--- start of EXERCISE MATERIALS ---
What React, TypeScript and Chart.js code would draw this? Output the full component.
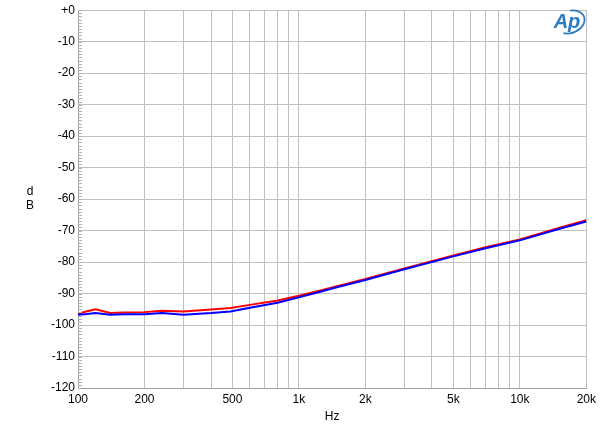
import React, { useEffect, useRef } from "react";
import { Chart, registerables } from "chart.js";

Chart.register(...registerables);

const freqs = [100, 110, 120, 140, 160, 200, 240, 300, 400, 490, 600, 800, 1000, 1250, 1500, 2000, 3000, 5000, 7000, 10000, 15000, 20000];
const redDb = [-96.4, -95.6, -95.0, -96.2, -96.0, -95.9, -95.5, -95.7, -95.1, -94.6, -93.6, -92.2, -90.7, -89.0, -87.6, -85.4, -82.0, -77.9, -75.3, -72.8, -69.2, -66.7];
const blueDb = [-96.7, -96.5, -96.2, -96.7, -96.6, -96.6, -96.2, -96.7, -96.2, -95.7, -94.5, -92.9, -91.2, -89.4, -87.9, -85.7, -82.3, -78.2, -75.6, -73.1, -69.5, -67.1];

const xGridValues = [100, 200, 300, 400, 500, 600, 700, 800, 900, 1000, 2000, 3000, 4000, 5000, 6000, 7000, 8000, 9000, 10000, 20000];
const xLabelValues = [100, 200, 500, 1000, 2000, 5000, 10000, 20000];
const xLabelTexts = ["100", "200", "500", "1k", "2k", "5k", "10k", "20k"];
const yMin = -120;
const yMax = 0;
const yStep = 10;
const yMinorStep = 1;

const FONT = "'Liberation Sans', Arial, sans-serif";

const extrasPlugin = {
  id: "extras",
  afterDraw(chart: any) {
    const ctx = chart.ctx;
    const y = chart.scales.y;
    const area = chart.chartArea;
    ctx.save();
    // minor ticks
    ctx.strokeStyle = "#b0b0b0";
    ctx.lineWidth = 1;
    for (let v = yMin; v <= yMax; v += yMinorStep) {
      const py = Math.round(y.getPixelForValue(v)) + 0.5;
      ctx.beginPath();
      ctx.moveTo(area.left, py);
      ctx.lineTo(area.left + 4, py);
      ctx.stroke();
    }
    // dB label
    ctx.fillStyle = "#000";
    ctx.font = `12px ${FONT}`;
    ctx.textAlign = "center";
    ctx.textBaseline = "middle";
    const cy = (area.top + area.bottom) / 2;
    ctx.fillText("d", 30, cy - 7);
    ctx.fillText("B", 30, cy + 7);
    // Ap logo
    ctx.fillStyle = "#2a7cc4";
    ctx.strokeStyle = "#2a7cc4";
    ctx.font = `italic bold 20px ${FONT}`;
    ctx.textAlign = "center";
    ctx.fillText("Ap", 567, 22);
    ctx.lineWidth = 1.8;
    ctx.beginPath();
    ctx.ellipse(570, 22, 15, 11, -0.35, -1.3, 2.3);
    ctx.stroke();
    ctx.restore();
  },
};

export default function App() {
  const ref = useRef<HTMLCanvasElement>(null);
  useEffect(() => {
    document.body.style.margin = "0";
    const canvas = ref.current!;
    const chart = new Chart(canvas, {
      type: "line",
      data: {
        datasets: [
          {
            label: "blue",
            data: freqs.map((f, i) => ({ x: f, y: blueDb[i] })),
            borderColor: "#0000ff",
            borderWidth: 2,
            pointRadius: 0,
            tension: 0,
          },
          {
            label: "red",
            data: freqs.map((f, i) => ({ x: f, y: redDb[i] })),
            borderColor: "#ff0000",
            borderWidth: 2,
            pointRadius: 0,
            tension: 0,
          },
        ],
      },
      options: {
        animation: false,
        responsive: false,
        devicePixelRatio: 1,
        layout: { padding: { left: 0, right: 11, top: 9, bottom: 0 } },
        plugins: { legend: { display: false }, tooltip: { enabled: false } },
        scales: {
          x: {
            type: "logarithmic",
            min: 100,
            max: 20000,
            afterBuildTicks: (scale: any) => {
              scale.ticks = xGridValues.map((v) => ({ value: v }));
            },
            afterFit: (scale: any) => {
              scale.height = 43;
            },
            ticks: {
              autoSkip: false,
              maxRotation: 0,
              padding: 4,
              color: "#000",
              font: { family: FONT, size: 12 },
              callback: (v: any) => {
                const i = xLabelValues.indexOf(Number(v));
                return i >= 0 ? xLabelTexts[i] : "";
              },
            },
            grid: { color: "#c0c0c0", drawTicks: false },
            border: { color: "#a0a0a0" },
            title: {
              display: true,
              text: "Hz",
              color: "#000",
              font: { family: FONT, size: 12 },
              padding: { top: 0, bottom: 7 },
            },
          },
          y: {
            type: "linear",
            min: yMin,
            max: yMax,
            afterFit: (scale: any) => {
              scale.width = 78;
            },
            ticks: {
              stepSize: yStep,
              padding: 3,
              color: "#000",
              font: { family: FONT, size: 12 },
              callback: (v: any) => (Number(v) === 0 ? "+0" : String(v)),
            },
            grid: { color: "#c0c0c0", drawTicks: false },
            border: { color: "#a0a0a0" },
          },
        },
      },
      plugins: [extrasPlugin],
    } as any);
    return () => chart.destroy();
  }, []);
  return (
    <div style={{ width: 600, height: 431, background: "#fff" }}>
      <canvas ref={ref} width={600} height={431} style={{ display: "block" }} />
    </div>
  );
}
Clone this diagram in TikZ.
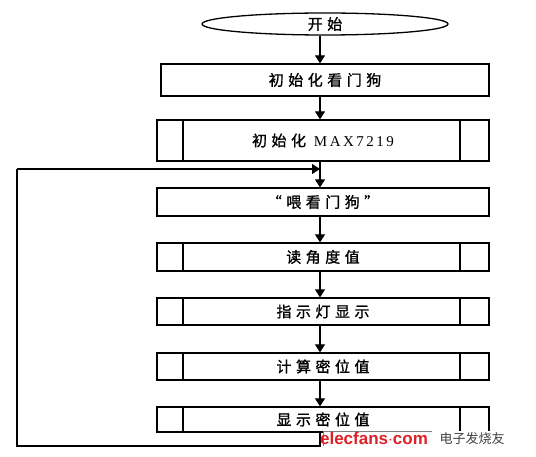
--- end of EXERCISE MATERIALS ---
*WRITTEN TASK*:
Without the pictures, restate each entry exactly.

*RESULT BELOW*:
What React, TypeScript and Chart.js code would draw this? Output the full component.
import React, { useEffect, useRef } from "react";
import { Chart, registerables } from "chart.js";

Chart.register(...registerables);

const freqs = [100, 110, 120, 140, 160, 200, 240, 300, 400, 490, 600, 800, 1000, 1250, 1500, 2000, 3000, 5000, 7000, 10000, 15000, 20000];
const redDb = [-96.4, -95.6, -95.0, -96.2, -96.0, -95.9, -95.5, -95.7, -95.1, -94.6, -93.6, -92.2, -90.7, -89.0, -87.6, -85.4, -82.0, -77.9, -75.3, -72.8, -69.2, -66.7];
const blueDb = [-96.7, -96.5, -96.2, -96.7, -96.6, -96.6, -96.2, -96.7, -96.2, -95.7, -94.5, -92.9, -91.2, -89.4, -87.9, -85.7, -82.3, -78.2, -75.6, -73.1, -69.5, -67.1];

const xGridValues = [100, 200, 300, 400, 500, 600, 700, 800, 900, 1000, 2000, 3000, 4000, 5000, 6000, 7000, 8000, 9000, 10000, 20000];
const xLabelValues = [100, 200, 500, 1000, 2000, 5000, 10000, 20000];
const xLabelTexts = ["100", "200", "500", "1k", "2k", "5k", "10k", "20k"];
const yMin = -120;
const yMax = 0;
const yStep = 10;
const yMinorStep = 1;

const FONT = "'Liberation Sans', Arial, sans-serif";

const extrasPlugin = {
  id: "extras",
  afterDraw(chart: any) {
    const ctx = chart.ctx;
    const y = chart.scales.y;
    const area = chart.chartArea;
    ctx.save();
    // minor ticks
    ctx.strokeStyle = "#b0b0b0";
    ctx.lineWidth = 1;
    for (let v = yMin; v <= yMax; v += yMinorStep) {
      const py = Math.round(y.getPixelForValue(v)) + 0.5;
      ctx.beginPath();
      ctx.moveTo(area.left, py);
      ctx.lineTo(area.left + 4, py);
      ctx.stroke();
    }
    // dB label
    ctx.fillStyle = "#000";
    ctx.font = `12px ${FONT}`;
    ctx.textAlign = "center";
    ctx.textBaseline = "middle";
    const cy = (area.top + area.bottom) / 2;
    ctx.fillText("d", 30, cy - 7);
    ctx.fillText("B", 30, cy + 7);
    // Ap logo
    ctx.fillStyle = "#2a7cc4";
    ctx.strokeStyle = "#2a7cc4";
    ctx.font = `italic bold 20px ${FONT}`;
    ctx.textAlign = "center";
    ctx.fillText("Ap", 567, 22);
    ctx.lineWidth = 1.8;
    ctx.beginPath();
    ctx.ellipse(570, 22, 15, 11, -0.35, -1.3, 2.3);
    ctx.stroke();
    ctx.restore();
  },
};

export default function App() {
  const ref = useRef<HTMLCanvasElement>(null);
  useEffect(() => {
    document.body.style.margin = "0";
    const canvas = ref.current!;
    const chart = new Chart(canvas, {
      type: "line",
      data: {
        datasets: [
          {
            label: "blue",
            data: freqs.map((f, i) => ({ x: f, y: blueDb[i] })),
            borderColor: "#0000ff",
            borderWidth: 2,
            pointRadius: 0,
            tension: 0,
          },
          {
            label: "red",
            data: freqs.map((f, i) => ({ x: f, y: redDb[i] })),
            borderColor: "#ff0000",
            borderWidth: 2,
            pointRadius: 0,
            tension: 0,
          },
        ],
      },
      options: {
        animation: false,
        responsive: false,
        devicePixelRatio: 1,
        layout: { padding: { left: 0, right: 11, top: 9, bottom: 0 } },
        plugins: { legend: { display: false }, tooltip: { enabled: false } },
        scales: {
          x: {
            type: "logarithmic",
            min: 100,
            max: 20000,
            afterBuildTicks: (scale: any) => {
              scale.ticks = xGridValues.map((v) => ({ value: v }));
            },
            afterFit: (scale: any) => {
              scale.height = 43;
            },
            ticks: {
              autoSkip: false,
              maxRotation: 0,
              padding: 4,
              color: "#000",
              font: { family: FONT, size: 12 },
              callback: (v: any) => {
                const i = xLabelValues.indexOf(Number(v));
                return i >= 0 ? xLabelTexts[i] : "";
              },
            },
            grid: { color: "#c0c0c0", drawTicks: false },
            border: { color: "#a0a0a0" },
            title: {
              display: true,
              text: "Hz",
              color: "#000",
              font: { family: FONT, size: 12 },
              padding: { top: 0, bottom: 7 },
            },
          },
          y: {
            type: "linear",
            min: yMin,
            max: yMax,
            afterFit: (scale: any) => {
              scale.width = 78;
            },
            ticks: {
              stepSize: yStep,
              padding: 3,
              color: "#000",
              font: { family: FONT, size: 12 },
              callback: (v: any) => (Number(v) === 0 ? "+0" : String(v)),
            },
            grid: { color: "#c0c0c0", drawTicks: false },
            border: { color: "#a0a0a0" },
          },
        },
      },
      plugins: [extrasPlugin],
    } as any);
    return () => chart.destroy();
  }, []);
  return (
    <div style={{ width: 600, height: 431, background: "#fff" }}>
      <canvas ref={ref} width={600} height={431} style={{ display: "block" }} />
    </div>
  );
}
Clone this diagram in TikZ.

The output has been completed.